De lo que quizás muchos no se den cuenta, es que ellos mismos han sido víctimas del lavado de cabeza que tanto objetan. Claro que este “lavado de cabeza” ha sido tan paulatino, tan gradual, tan lento, que es muy difícil reconocerlo si uno no está lo suficientemente alerta. El sistema en el cual vivimos, desde prácticamente el mismo momento en el que empezamos a razonar por nuestros propios medios, nos conduce por un camino de usos y costumbres del cual difícilmente podamos apartarnos si no tenemos la capacidad de reconocerlo y, luego, la voluntad de transgredirlo.

“A mí nadie me dice lo que tengo que creer. Yo soy el que decido”. Este argumento, también es muy común escucharlo de parte de aquellos que muy seguros parecen estar de sí mismos, ufanándose de su fortaleza mental y de que nunca podrán ser convencidos por los testimonios de quienes intentan persuadirlos.

A lo mejor, no se hayan dado cuenta de que el mismo sistema en el cual nacimos, lenta y silenciosamente, hizo su trabajo para que hoy en día, muchos piensen de ese modo.

Si nos movemos en un mundo donde, por ejemplo, desde los medios masivos de comunicación no se habla de Dios, ni de su Palabra que nos llega a través de la Biblia, ni de tantas cosas que guarden relación; si cuando sí lo hacen, la intención es la de mofarse, objetar o polemizar; si el mensaje –directo o indirecto- que nos llega desde incluso antes de la adolescencia, no es el de la búsqueda de Dios, sino un camino donde será más proclive a ser exitoso quien más bienes materiales reúna, al que mejor le vaya en los negocios, quien mayor número de relaciones sexuales tenga, quien más se divierta o quien para estar bien, simplemente logre hacer lo que más placer le dé.

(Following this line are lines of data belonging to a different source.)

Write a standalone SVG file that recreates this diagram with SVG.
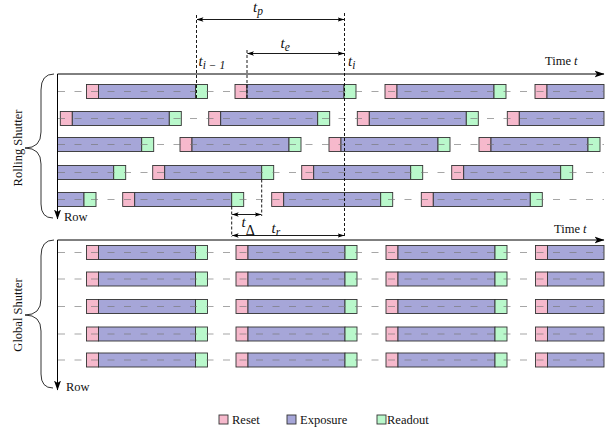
<svg xmlns="http://www.w3.org/2000/svg" xmlns:xlink="http://www.w3.org/1999/xlink" width="611" height="431" viewBox="0 0 611 431" font-family="Liberation Serif, serif">
<style>
.r{fill:#f6b9cc;stroke:#333;stroke-width:0.9}
.e{fill:#a6a6d8;stroke:#333;stroke-width:0.9}
.o{fill:#b9f8cb;stroke:#333;stroke-width:0.9}
.dl{stroke:#777;stroke-opacity:0.65;stroke-width:1;stroke-dasharray:7 9.5;fill:none}
.ax{stroke:#000;stroke-width:1;fill:none}
.vd{stroke:#000;stroke-width:0.9;stroke-dasharray:3 2;fill:none}
.ar{stroke:#000;stroke-width:0.9;fill:none}
.br{stroke:#000;stroke-width:0.8;fill:none}
text{font-size:12.5px;fill:#111}
.m{font-style:italic;font-size:15px}
.s{font-style:italic;font-size:11.5px}
</style>
<defs>
<g id="fr">
<rect class="r" x="0" y="0" width="12" height="14"/>
<rect class="e" x="12" y="0" width="97" height="14"/>
<rect class="o" x="109" y="0" width="12" height="14"/>
</g>
<marker id="ah" viewBox="0 0 10 8" refX="9.5" refY="4" markerWidth="10" markerHeight="8" markerUnits="userSpaceOnUse" orient="auto-start-reverse">
<path d="M0,0.5 L10,4 L0,7.5 L2.5,4 Z" fill="#000"/>
</marker>
<marker id="sa" viewBox="0 0 7 5" refX="6.5" refY="2.5" markerWidth="7" markerHeight="5" markerUnits="userSpaceOnUse" orient="auto-start-reverse">
<path d="M0,0.3 L7,2.5 L0,4.7 L1.6,2.5 Z" fill="#000"/>
</marker>
</defs>

<g id="rolling-rows">
<g id="rs-row1">
<use xlink:href="#fr" x="86.5" y="84.5"/><use xlink:href="#fr" x="235" y="84.5"/><use xlink:href="#fr" x="385" y="84.5"/>
<rect class="r" x="535" y="84.5" width="12" height="14"/><rect class="e" x="547" y="84.5" width="57" height="14"/>
<line class="dl" x1="58" y1="91.5" x2="604" y2="91.5"/>
</g>
<g id="rs-row2">
<use xlink:href="#fr" x="60.3" y="111.5"/><use xlink:href="#fr" x="208.7" y="111.5"/><use xlink:href="#fr" x="357.3" y="111.5"/>
<rect class="r" x="507.3" y="111.5" width="12" height="14"/><rect class="e" x="519.3" y="111.5" width="84.7" height="14"/>
<line class="dl" x1="58" y1="118.5" x2="604" y2="118.5"/>
</g>
<g id="rs-row3">
<rect class="e" x="57.5" y="137.5" width="84.2" height="14"/><rect class="o" x="141.7" y="137.5" width="12" height="14"/>
<use xlink:href="#fr" x="180" y="137.5"/><use xlink:href="#fr" x="329" y="137.5"/><use xlink:href="#fr" x="479" y="137.5"/>
<line class="dl" x1="58" y1="144.5" x2="604" y2="144.5"/>
</g>
<g id="rs-row4">
<rect class="e" x="57.5" y="165.5" width="56.2" height="14"/><rect class="o" x="113.7" y="165.5" width="12" height="14"/>
<use xlink:href="#fr" x="152.7" y="165.5"/><use xlink:href="#fr" x="301.7" y="165.5"/><use xlink:href="#fr" x="451.7" y="165.5"/>
<line class="dl" x1="58" y1="172.5" x2="604" y2="172.5"/>
</g>
<g id="rs-row5">
<rect class="e" x="57.5" y="192.5" width="26.5" height="14"/><rect class="o" x="84" y="192.5" width="12" height="14"/>
<use xlink:href="#fr" x="122.7" y="192.5"/><use xlink:href="#fr" x="271.7" y="192.5"/><use xlink:href="#fr" x="421.3" y="192.5"/>
<line class="dl" x1="58" y1="199.5" x2="604" y2="199.5"/>
</g>
</g>

<g id="global-rows">
<g id="gs-row1">
<use xlink:href="#fr" x="86.5" y="245.5"/><use xlink:href="#fr" x="236" y="245.5"/><use xlink:href="#fr" x="386" y="245.5"/>
<rect class="r" x="535.5" y="245.5" width="12" height="14"/><rect class="e" x="547.5" y="245.5" width="56.5" height="14"/>
<line class="dl" x1="58" y1="252.5" x2="604" y2="252.5"/>
</g>
<g id="gs-row2">
<use xlink:href="#fr" x="86.5" y="272"/><use xlink:href="#fr" x="236" y="272"/><use xlink:href="#fr" x="386" y="272"/>
<rect class="r" x="535.5" y="272" width="12" height="14"/><rect class="e" x="547.5" y="272" width="56.5" height="14"/>
<line class="dl" x1="58" y1="279" x2="604" y2="279"/>
</g>
<g id="gs-row3">
<use xlink:href="#fr" x="86.5" y="299.5"/><use xlink:href="#fr" x="236" y="299.5"/><use xlink:href="#fr" x="386" y="299.5"/>
<rect class="r" x="535.5" y="299.5" width="12" height="14"/><rect class="e" x="547.5" y="299.5" width="56.5" height="14"/>
<line class="dl" x1="58" y1="306.5" x2="604" y2="306.5"/>
</g>
<g id="gs-row4">
<use xlink:href="#fr" x="86.5" y="327"/><use xlink:href="#fr" x="236" y="327"/><use xlink:href="#fr" x="386" y="327"/>
<rect class="r" x="535.5" y="327" width="12" height="14"/><rect class="e" x="547.5" y="327" width="56.5" height="14"/>
<line class="dl" x1="58" y1="334" x2="604" y2="334"/>
</g>
<g id="gs-row5">
<use xlink:href="#fr" x="86.5" y="353"/><use xlink:href="#fr" x="236" y="353"/><use xlink:href="#fr" x="386" y="353"/>
<rect class="r" x="535.5" y="353" width="12" height="14"/><rect class="e" x="547.5" y="353" width="56.5" height="14"/>
<line class="dl" x1="58" y1="360" x2="604" y2="360"/>
</g>
</g>

<g id="axes">
<path class="ax" d="M57.5,74 H604" marker-end="url(#ah)"/>
<path class="ax" d="M57.5,74 V219" marker-end="url(#ah)"/>
<path class="ax" d="M57.5,240 H604" marker-end="url(#ah)"/>
<path class="ax" d="M57.5,240 V390" marker-end="url(#ah)"/>
<path class="br" d="M54,74 Q41,74 41,90 L41,132 Q41,148 25,148 Q41,148 41,164 L41,204 Q41,218 53,218"/>
<path class="br" d="M54,240 Q41,240 41,256 L41,299 Q41,315 25,315 Q41,315 41,331 L41,374 Q41,388 53,388"/>
<text x="545" y="64.5">Time <tspan font-style="italic">t</tspan></text>
<text x="554" y="232.5">Time <tspan font-style="italic">t</tspan></text>
<text x="64" y="220.5">Row</text>
<text x="66" y="391">Row</text>
<text transform="translate(22,148) rotate(-90)" text-anchor="middle">Rolling Shutter</text>
<text transform="translate(22,315) rotate(-90)" text-anchor="middle">Global Shutter</text>
</g>

<g id="connectors">
<line class="vd" x1="196.5" y1="15" x2="196.5" y2="98.5"/>
<line class="vd" x1="247" y1="50" x2="247" y2="98.5"/>
<line class="vd" x1="344.5" y1="13" x2="344.5" y2="237"/>
<line class="vd" x1="261.7" y1="179.5" x2="261.7" y2="216"/>
<line class="vd" x1="231.7" y1="206.5" x2="231.7" y2="237"/>
<line class="ar" x1="197" y1="19.5" x2="344" y2="19.5" marker-start="url(#sa)" marker-end="url(#sa)"/>
<line class="ar" x1="247.5" y1="53.5" x2="344" y2="53.5" marker-start="url(#sa)" marker-end="url(#sa)"/>
<line class="ar" x1="232.2" y1="214.5" x2="261.2" y2="214.5" marker-start="url(#sa)" marker-end="url(#sa)"/>
<line class="ar" x1="232.2" y1="235.5" x2="344" y2="235.5" marker-start="url(#sa)" marker-end="url(#sa)"/>
</g>

<g id="labels">
<text class="m" x="253" y="12">t<tspan class="s" dy="3">p</tspan></text>
<text class="m" x="280.5" y="48">t<tspan class="s" dy="3">e</tspan></text>
<text class="m" x="198.5" y="66">t<tspan class="s" dy="3">i − 1</tspan></text>
<text class="m" x="348" y="66">t<tspan class="s" dy="3">i</tspan></text>
<text class="m" x="241.5" y="227">t<tspan font-style="normal" font-size="14px" dy="8">Δ</tspan></text>
<text class="m" x="271.5" y="233">t<tspan class="s" dy="3">r</tspan></text>
</g>

<g id="legend">
<rect class="r" x="219" y="415" width="9" height="9"/>
<text x="232" y="423.5">Reset</text>
<rect class="e" x="287" y="415" width="9" height="9"/>
<text x="300" y="423.5">Exposure</text>
<rect class="o" x="377" y="415" width="9" height="9"/>
<text x="387" y="423.5">Readout</text>
</g>
</svg>
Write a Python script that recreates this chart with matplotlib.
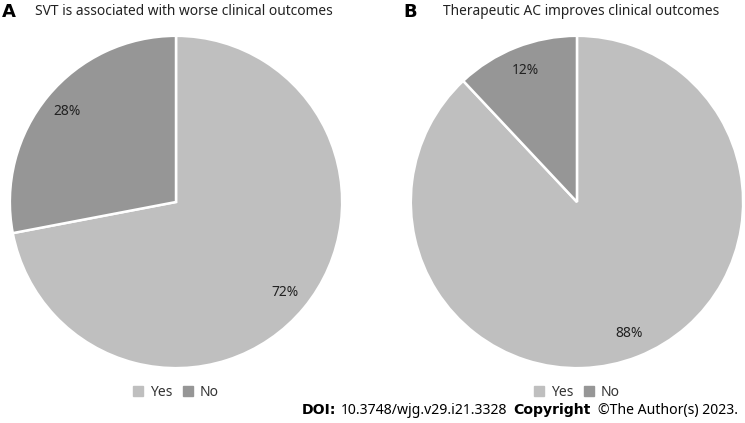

¿No habrá sido éste el lento y oculto lavado de cabeza del que sin darnos cuenta hemos sido víctimas, al prender la tele, escuchar la radio, leer un diario, un sitio web, e interactuando con gente que al igual que nosotros, justamente eso ha también experimentado a la largo de su vida?

En semejante contexto, es factible que el razonamiento sea: “A mí nadie me dice lo qué tengo que hacer o en quién tengo que creer. El que decide soy yo”. Pero claro, en ese caso, ¿será su elección diferente a la que el sistema le ha venido proponiendo desde que era niño? ¿No estará, inconcientemente, tan sujeto a las normas establecidas, que cuando alguien le presente algo distinto, crea que la equivocada es la otra persona? ¿No será tiempo de pensar si esa supuesta libertad que tenemos para elegir, en realidad no es un modo de esclavitud disfrazada?

Son unas cuantas las preguntas y quizás resulte fastidioso tratar de formularse a esta altura, replanteos y autocríticas. De lo sí es tiempo, es de volver a pensar en Dios. Él siempre espera que así lo hagamos.